The trouble for the parent comes when one realizes that each system claims to be a comprehensive explanatory framework. Each one wants to be master over the other– and this is precisely where children’s reading becomes a flashpoint: The books in a Montessori classroom are beautiful and factual. The books in a Steiner classroom are beautiful and imaginative.
The early childhood Montessori classroom lacks fairytales. The early childhood Waldorf classroom lacks encyclopedias.
Many of us, especially in the world of home education, instinctively sought to correct this false dichotomy, taking elements from both philosophies and integrating them in ways that felt natural to our families. We read the children beautifully illustrated anthologies of fairytales and found them gorgeously presented encyclopedia, and we found ourselves drinking in the glory of the material and the meaning right alongside of them. But unless we thought carefully about it, we didn’t realize that we were basically kicking the can down the road: ultimately, we continued to accept that there must be a conflict to be resolved. And in homeschooling circles especially, when the advances in science and technology feel overwhelming or threatening, there’s a real temptation to simply grant authority to the humanities house and call it good.
Let’s think a little more about childhood reading. When we ask “Why do we read to children?” each academic house, science and humanities, gives a fundamentally different answer—not complementary perspectives, but rival accounts of what reading actually is.
The scientific house answers: Neural pathway development, vocabulary acquisition, phonemic awareness. Reading is a technology to be mastered—decoding symbols into sounds into meaning. We read to children to build the cognitive architecture for information processing.
A child should read to acquire literacy because it gives them access to information, economic opportunity, functional citizenship. Reading forms the mind, gives it a conceptual skeleton on which to build complex and abstract thought. Authors who write for children in this model do so to scaffold appropriate cognitive development and transmit factual knowledge in age-appropriate ways. Children’s literature is an educational technology.
The humanities house answers: Initiation into the symbolic order of culture. Reading to a child is a ritual of meaning-transmission—you’re not just decoding words, you’re sharing what it means to be human. This is the relational ontology of the lap, the voice, the rhythm, the shared attention.
A child should read to encounter otherness, to develop moral imagination, to experience beauty, truth and goodness, to join the Great Conversation across time. Reading forms the soul, not just the brain; who you can become, not just what you know. Authors who write for children in this model do so to scaffold the development of meaning with maps of possibility, moral complexity, beauty, terror, wonder. Children’s literature is the full spectrum of human experience rendered in forms children can metabolize.

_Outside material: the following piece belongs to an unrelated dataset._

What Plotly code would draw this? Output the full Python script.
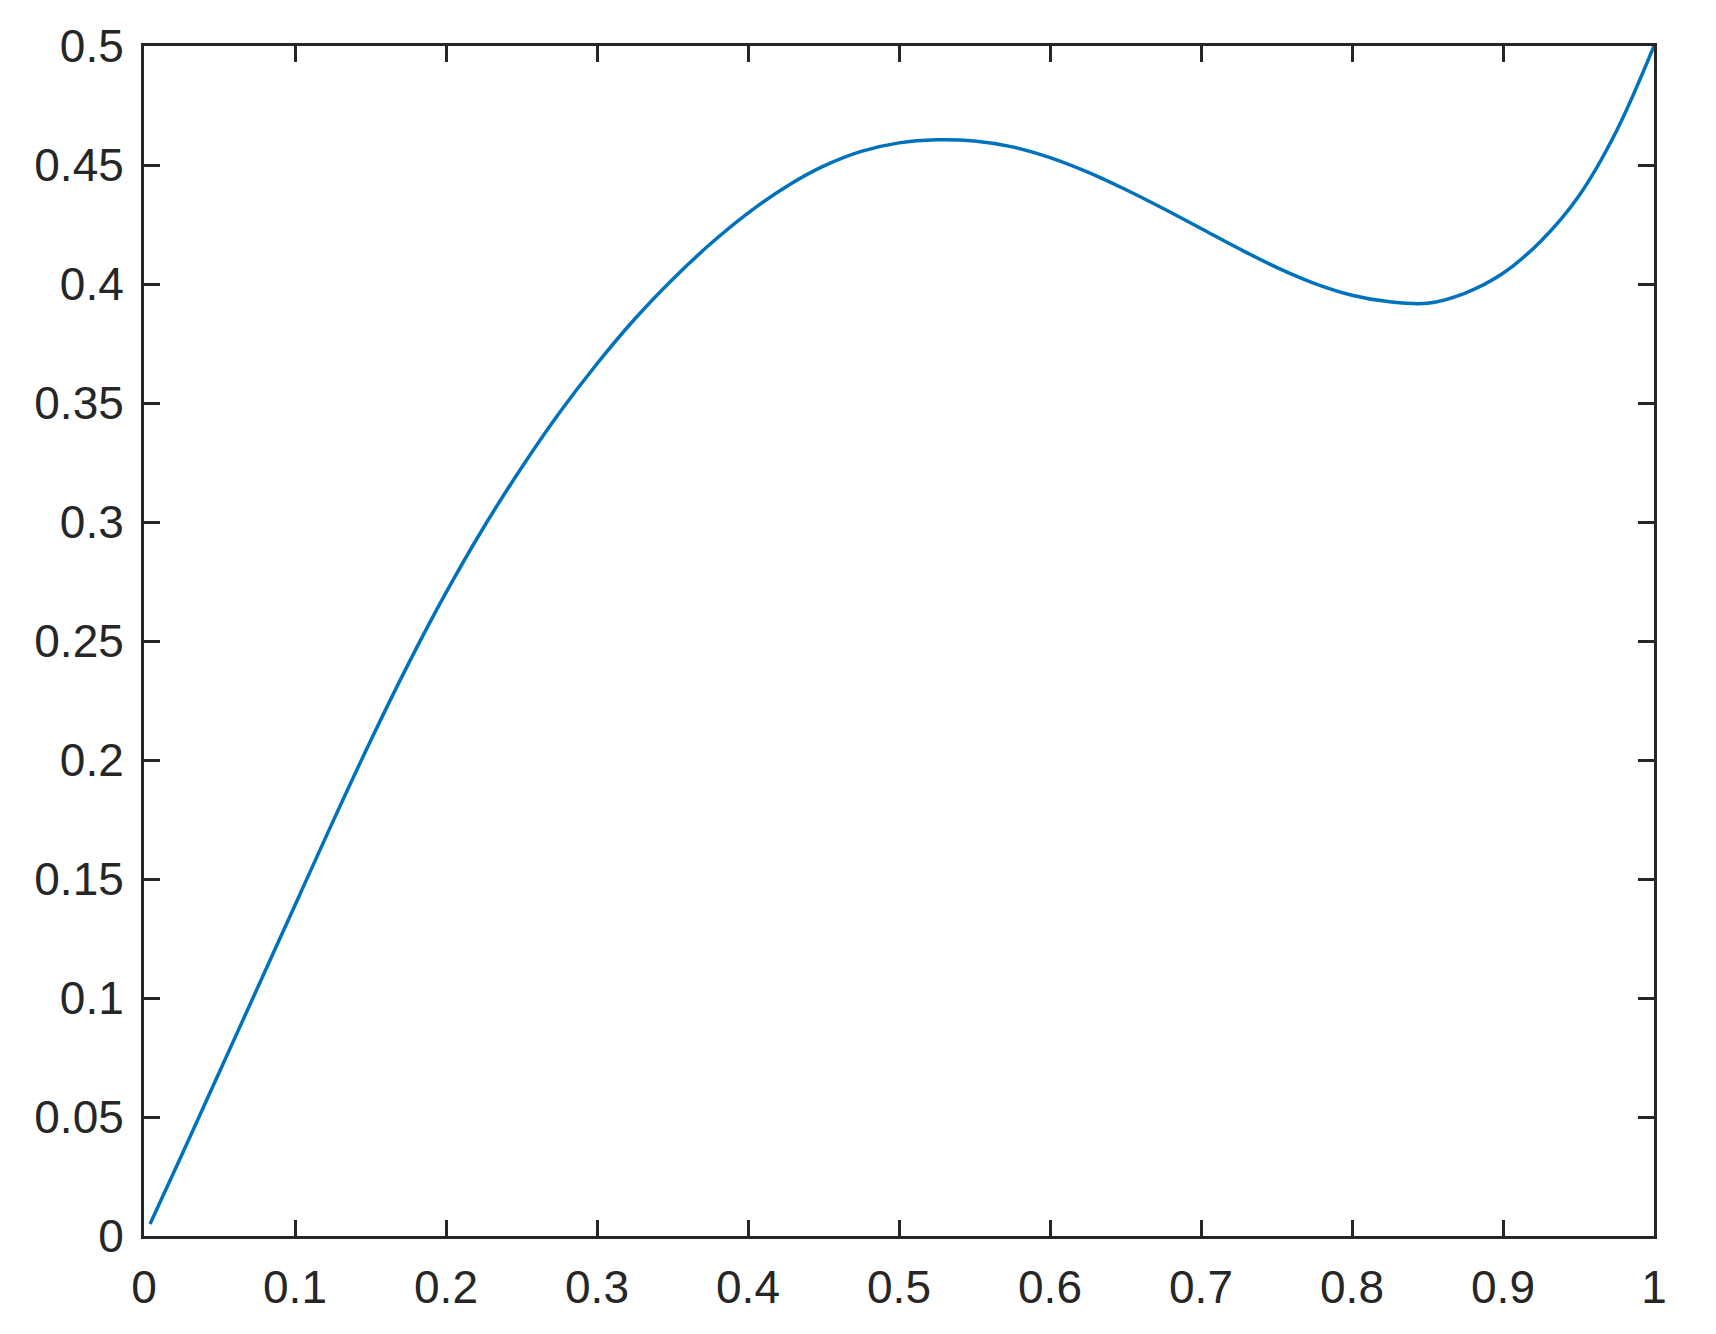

This is why the question of what we read to our children matters so intensely, and why we feel such pressure around it. We’re not just choosing books. We’re choosing which house’s vision of humanity we’re going to authorize in our homes, which epistemology gets to shape our children’s souls.
I think you can see where I’m going with this: I believe that the way out of this conflict is the acknowledge that both houses are right at the same time. We need both the practice of meaning-making and the material with which to make meaning, and we need both of these things copiously.
Material without meaning cannot touch the soul; this much is obvious. But meaning-making that is not rooted in this specific, real, material world can easily drift into the kind of subjectivity that locates truth in the abstract rather than Truth as Incarnation– when ideas becomes more important than the Image-Bearers who wrestle with them.
So what should we read to our children?
What should we let them read to themselves?
How much reading is the right amount?
Why should they read at all?
How we begin to answer these questions starts with how we personally understand the act of reading– and how we acknowledge that the precise location of our own understanding is not universal.
I’ll end by offering a non-dichotomous first principle of childhood reading: Reading is always best understood in the context of relationship. Yes, that relationship is with the book itself– the idea that began in the writer’s mind ending in its incarnation in the reader’s mind. But when we read together with other human beings, we’re involving each other in the spider’s web of relationships of our imaginations. We anchor one another by loving one another.
Thus the question about children reading is much less about good books and bad books or checking off items on the right list, but instead about maximizing our relationships with our children, with ideas, and of course, with God. Though it might feel destabilizing or even scary at first, that there is no one right way to do this is truly liberating and exciting, freeing us for ever greater Fullness of Love.
As home educators, we are constantly evaluating and wrestling with the idea of an “essential canon” of reading, for ourselves and for our children. There’s a perennial temptation to simplify this wrestling by striking books off of the list for one reason or another: too old, too new, twaddle, authors are weird and imperfect (or even disturbing), the subject itself too difficult or uninteresting.
As relational technology, books are not simply inert vehicles for knowledge transmission and meaning-making. The truth is that any given book can be encountered at the wrong time– when the reader is unprepared or not in the right frame of reference, when they lack some skill or context. As much as we would like it to be otherwise, we cannot simply throw The Correct Books at our children and achieve a specified result. Every child is different. Every single one. This means that every single child has the opportunity to co-create their own personal canon of gathered material and forged significance. Our job much less about picky curation– as Lisa said memorably in our book, “chewing their food for them”– and much more about spreading a wide feast in a spacious room.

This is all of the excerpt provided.